I tried with 2.0.3 and 2.0.2.

Thanks,
Amalraj

#7

@amalraj_charles -

Could you explain the state of the cluster when this occurs (e.g. during normal/failover/rebalance/etc)? What version of the server? Does it happen on every Upsert? Could you provide example data and your code you are using that illustrates the failure (you can attach it to this ticket: https://issues.couchbase.com/browse/NCBC-823).

Thanks,

-Jeff

#8

Updated the JIRA incident with request info.

#9

@jmorris -

Hi was able to solve this issue by giving key as integers values instead of string (combination of different characters) .
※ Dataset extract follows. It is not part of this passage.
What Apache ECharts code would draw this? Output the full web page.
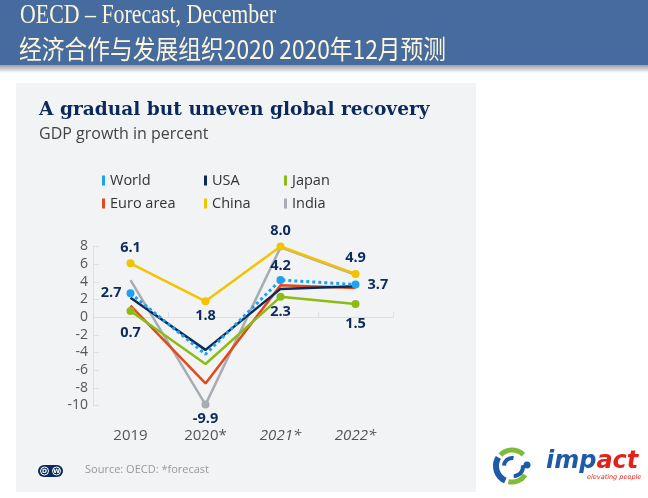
<!DOCTYPE html>
<html>
<head>
<meta charset="utf-8">
<script src="https://cdn.jsdelivr.net/npm/echarts@6/dist/echarts.min.js"></script>
<style>
html,body{margin:0;padding:0;background:#fff;}
#c{width:648px;height:498px;}
</style>
</head>
<body>
<div id="c"></div>
<script>
var categories = ['2019', '2020*', '2021*', '2022*'];
var world = [2.7, -4.2, 4.2, 3.7];
var usa = [2.2, -3.7, 3.2, 3.5];
var japan = [0.7, -5.3, 2.3, 1.5];
var euroArea = [1.3, -7.5, 3.6, 3.3];
var china = [6.1, 1.8, 8.0, 4.9];
var india = [4.2, -9.9, 7.9, 4.8];
var yTicks = [-10, -8, -6, -4, -2, 0, 2, 4, 6, 8];

var chart = echarts.init(document.getElementById('c'));

var labelColor = '#0d2b5a';
function buildData(values, dots, labels) {
  return values.map(function (v, i) {
    var item = { value: v };
    if (dots.indexOf(i) < 0) { item.symbolSize = 0; }
    var lb = labels[i];
    if (lb) {
      item.label = {
        show: true, position: lb[0], distance: lb[1], offset: lb[2] || [0, 0],
        color: labelColor, fontFamily: 'Open Sans', fontWeight: 'bold', fontSize: 14.5,
        formatter: function (p) { return p.value.toFixed(1); }
      };
    }
    return item;
  });
}

function series(name, values, color, dots, labels, dotted, z) {
  return {
    name: name, type: 'line', data: buildData(values, dots, labels),
    symbol: 'circle', symbolSize: 8, z: z,
    lineStyle: { color: color, width: dotted ? 3 : 2.5, type: dotted ? [3, 3] : 'solid' },
    itemStyle: { color: color },
    emphasis: { disabled: true },
    animation: false
  };
}

var cols = { World: '#1ba3f0', USA: '#0b2a5a', Japan: '#8dbb15', 'Euro area': '#e04a1c', China: '#f4c300', India: '#a8adb5' };

var legendBase = {
  orient: 'vertical', icon: 'rect', itemWidth: 3, itemHeight: 10, itemGap: 8,
  textStyle: { fontFamily: 'Open Sans', fontSize: 14.5, color: '#333' },
  selectedMode: false, top: 168
};

var baseGraphic = [
  { type: 'rect', shape: { x: 0, y: 0, width: 648, height: 65 }, style: { fill: '#466b9e' }, z: -10 },
  { type: 'rect', shape: { x: 0, y: 65, width: 648, height: 8 }, style: { fill: new echarts.graphic.LinearGradient(0, 0, 0, 1, [{ offset: 0, color: '#9a9ea5' }, { offset: 1, color: '#ffffff' }]) }, z: -10 },
  { type: 'rect', shape: { x: 16, y: 83, width: 460, height: 409 }, style: { fill: '#f2f3f5' }, z: -10 },
  { type: 'text', x: 20, y: 16, scaleX: 0.81, style: { text: 'OECD – Forecast, December', fill: '#fdf6dc', font: '27px "Liberation Serif"', verticalAlign: 'middle' } },
  { type: 'text', x: 19, y: 49, scaleX: 0.875, style: { text: '经济合作与发展组织2020 2020年12月预测', fill: '#fdf6dc', font: '26px "Noto Sans CJK SC"', verticalAlign: 'middle' } },
  { type: 'text', x: 39, y: 110, style: { text: 'A gradual but uneven global recovery', fill: '#0b2a5b', font: 'bold 18.6px "DejaVu Serif"', verticalAlign: 'middle' } },
  { type: 'text', x: 39, y: 134, style: { text: 'GDP growth in percent', fill: '#444', font: '16px "Open Sans"', verticalAlign: 'middle' } },
  { type: 'text', x: 85, y: 470, style: { text: 'Source: OECD: *forecast', fill: '#999', font: '11px "Open Sans"', verticalAlign: 'middle' } },
  { type: 'rect', shape: { x: 38, y: 465, width: 25, height: 12, r: 6 }, style: { fill: '#0b2a5b' } },
  { type: 'circle', shape: { cx: 44.5, cy: 471, r: 4 }, style: { fill: '#0b2a5b', stroke: '#fff', lineWidth: 1 } },
  { type: 'circle', shape: { cx: 56.5, cy: 471, r: 4 }, style: { fill: '#0b2a5b', stroke: '#fff', lineWidth: 1 } },
  { type: 'text', x: 44.5, y: 471.5, style: { text: 'D', fill: '#fff', font: 'bold 6px "DejaVu Sans"', align: 'center', verticalAlign: 'middle' } },
  { type: 'text', x: 56.5, y: 471.5, style: { text: 'W', fill: '#fff', font: 'bold 6px "DejaVu Sans"', align: 'center', verticalAlign: 'middle' } },
  // impact logo
  { type: 'arc', shape: { cx: 512, cy: 466, r: 16, startAngle: 2.0, endAngle: 3.7 }, style: { stroke: '#1d5aa8', lineWidth: 6, fill: null } },
  { type: 'arc', shape: { cx: 512, cy: 466, r: 16, startAngle: 3.9, endAngle: 5.5 }, style: { stroke: '#7fbc3c', lineWidth: 5, fill: null } },
  { type: 'arc', shape: { cx: 512, cy: 466, r: 16, startAngle: 0.6, endAngle: 1.8 }, style: { stroke: '#7fbc3c', lineWidth: 5, fill: null } },
  { type: 'arc', shape: { cx: 512, cy: 466, r: 8, startAngle: 3.2, endAngle: 4.9 }, style: { stroke: '#1d5aa8', lineWidth: 4, fill: null } },
  { type: 'circle', shape: { cx: 527, cy: 465, r: 3.5 }, style: { fill: '#1d5aa8' } },
  { type: 'arc', shape: { cx: 514, cy: 467, r: 9, startAngle: -0.2, endAngle: 1.6 }, style: { stroke: '#1d5aa8', lineWidth: 4, fill: null } },
  { type: 'text', x: 546, y: 462, style: { text: '{b|imp}{r|act}', verticalAlign: 'middle',
      rich: { b: { fill: '#1d5aa8', font: 'italic bold 24px "DejaVu Sans"' }, r: { fill: '#e2231a', font: 'italic bold 24px "DejaVu Sans"' } } } },
  { type: 'text', x: 587, y: 477, style: { text: 'elevating people', fill: '#e2231a', font: 'italic 6.5px "DejaVu Sans"', verticalAlign: 'middle' } }
];

chart.setOption({
  backgroundColor: '#ffffff',
  animation: false,
  graphic: baseGraphic,
  legend: [
    Object.assign({}, legendBase, { left: 97, data: ['World', 'Euro area'] }),
    Object.assign({}, legendBase, { left: 199, data: ['USA', 'China'] }),
    Object.assign({}, legendBase, { left: 279, data: ['Japan', 'India'] })
  ],
  grid: { left: 93, right: 255, top: 246.5, bottom: 92.5, containLabel: false },
  xAxis: {
    type: 'category', data: categories, boundaryGap: true,
    axisLine: { onZero: true, lineStyle: { color: '#dcdfe3', width: 1 } },
    axisTick: { show: true, inside: true, length: 5, interval: 0, lineStyle: { color: '#dcdfe3' } },
    axisLabel: { show: false },
    splitLine: { show: false }
  },
  yAxis: {
    type: 'value', min: -10, max: 8, interval: 2,
    axisLine: { show: true, lineStyle: { color: '#dcdfe3' } },
    axisTick: { show: true, inside: true, length: 6, lineStyle: { color: '#dcdfe3' } },
    axisLabel: { color: '#555', fontFamily: 'Open Sans', fontSize: 14, margin: 5,
      formatter: function (v) { return yTicks.indexOf(v) >= 0 ? String(v) : ''; } },
    splitLine: { show: false }
  },
  series: [
    series('India', india, cols.India, [1], { 1: ['bottom', 3] }, false, 1),
    series('Euro area', euroArea, cols['Euro area'], [], {}, false, 2),
    series('Japan', japan, cols.Japan, [0, 2, 3], { 0: ['bottom', 10], 2: ['bottom', 4], 3: ['bottom', 8] }, false, 3),
    series('USA', usa, cols.USA, [], {}, false, 4),
    series('World', world, cols.World, [0, 2, 3], { 0: ['left', 5], 2: ['top', 3], 3: ['right', 8] }, true, 5),
    series('China', china, cols.China, [0, 1, 2, 3], { 0: ['top', 4], 1: ['bottom', 3], 2: ['top', 4], 3: ['top', 5] }, false, 6)
  ]
});

// x-axis category labels drawn below the plot through the axis scale
var xl = categories.map(function (c, i) {
  var px = chart.convertToPixel({ xAxisIndex: 0 }, i);
  return { type: 'text', x: px, y: 436, style: { text: c, fill: '#555', font: (i >= 2 ? 'italic ' : '') + '15px "Open Sans"', align: 'center', verticalAlign: 'middle' } };
});
chart.setOption({ graphic: baseGraphic.concat(xl) }, { replaceMerge: ['graphic'] });
</script>
</body>
</html>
E.g documents with the below keys failed giving the same error as my above post

object_2_C_PROJ_PRC
object_2_C_PRPS_VNR
object_2_K_PKSA
object_2_K_SUM_PROJ
object_7_C_PROJ_PRC

Hope you can guide me whats wrong in my code.

Thanks,
Amalraj

#10

We are experiencing the same error under similar conditions.
.Net client version 2.1.0

Couchbase server:
2 nodes running on Ubuntu
Version: 3.0.3-1716 Enterprise Edition (build-1716)
Cluster State ID: 025-020-213

A few points that might be helpful:

  • Exception isn’t thrown, but operation return as unsuccessful
  • Some documents consistently fail when adding
  • Changing the content of the document even slightly (usually by removing any characters) almost always results in a successful add operation for subsequent attempts
  • Even when the IndexOutOfRangeException happens, the documents appear to be saved successfully in CB (subsequent GET operations with the same ID return the expected document)
  • The exception itself traces back to the Read method of OperationBase when the buffer parameter is too short. Usually 4 or 5 bytes. Seems like either the server is returning wonky data, or the buffer isn’t initialized properly.
public virtual void Read(byte[] buffer, int offset, int length)
{
    if (Header.BodyLength == 0)
    {
        Header = new OperationHeader
        {
            Magic = Converter.ToByte(buffer, HeaderIndexFor.Magic), 
            OperationCode = Converter.ToByte(buffer, HeaderIndexFor.Opcode).ToOpCode(),
            KeyLength = Converter.ToInt16(buffer, HeaderIndexFor.KeyLength),
            ExtrasLength = Converter.ToByte(buffer, HeaderIndexFor.ExtrasLength),
            Status = (ResponseStatus) Converter.ToInt16(buffer, HeaderIndexFor.Status),
            BodyLength = Converter.ToInt32(buffer, HeaderIndexFor.Body),
            Opaque = Converter.ToUInt32(buffer, HeaderIndexFor.Opaque),
            Cas = Converter.ToUInt64(buffer, HeaderIndexFor.Cas)
        };
    }
    LengthReceived += length;
    Data.Write(buffer, offset, length);
}
#11

I’m experiencing a similar issue as well. I have prepared a test code to find out for which document size ranges it fails, as through experimenting with it, I came to the conclusion that it appears to be size related.
So, I’ve run the below code to test it:

public void TestProblematicSizes()
{
const int start = 0;
const int end = 50000;
var errorSb = new StringBuilder();
var sb = new StringBuilder();
for (var x = 0; x < start; ++x)
sb.Append("+");
var str = sb.ToString();

for (var i = start; i < end; ++i)
{
    str += "+";
    var testClass = new TestClass {Id = Guid.NewGuid().ToString(), Message = str};
    try
    {
        _testClassRepository.Add(testClass.Id, testClass);
    }
    catch (Exception)
    {
        var len = JsonConvert.SerializeObject(testClass).Length;
        errorSb.AppendLine(len.ToString());
    }
}
Debug.WriteLine(errorSb.ToString());

}

Also, below is from the repository object:

public virtual bool Add(T item)
{
var result = Add(item.Id, item);
return result;
}

public virtual bool Add(string key, T item)
{
using (var bucket = CouchbaseManager.Instance.OpenBucket(Bucket))
{
var result = bucket.Insert(new Document { Id = key, Content = item });
if (!result.Success)
throw new Exception(result.Message, result.Exception);

    return result.Success;
}

}

The output is the numbers between 16317 - 16339, 32701 - 32723, 49085 - 49107. Three ranges, of same size, near 16k, 32k and 48k (exact same distances respectively).
The exception we got is from the same place brettman said above.
I hope the code above helps identify issue. Please let me know if you need more information on my end.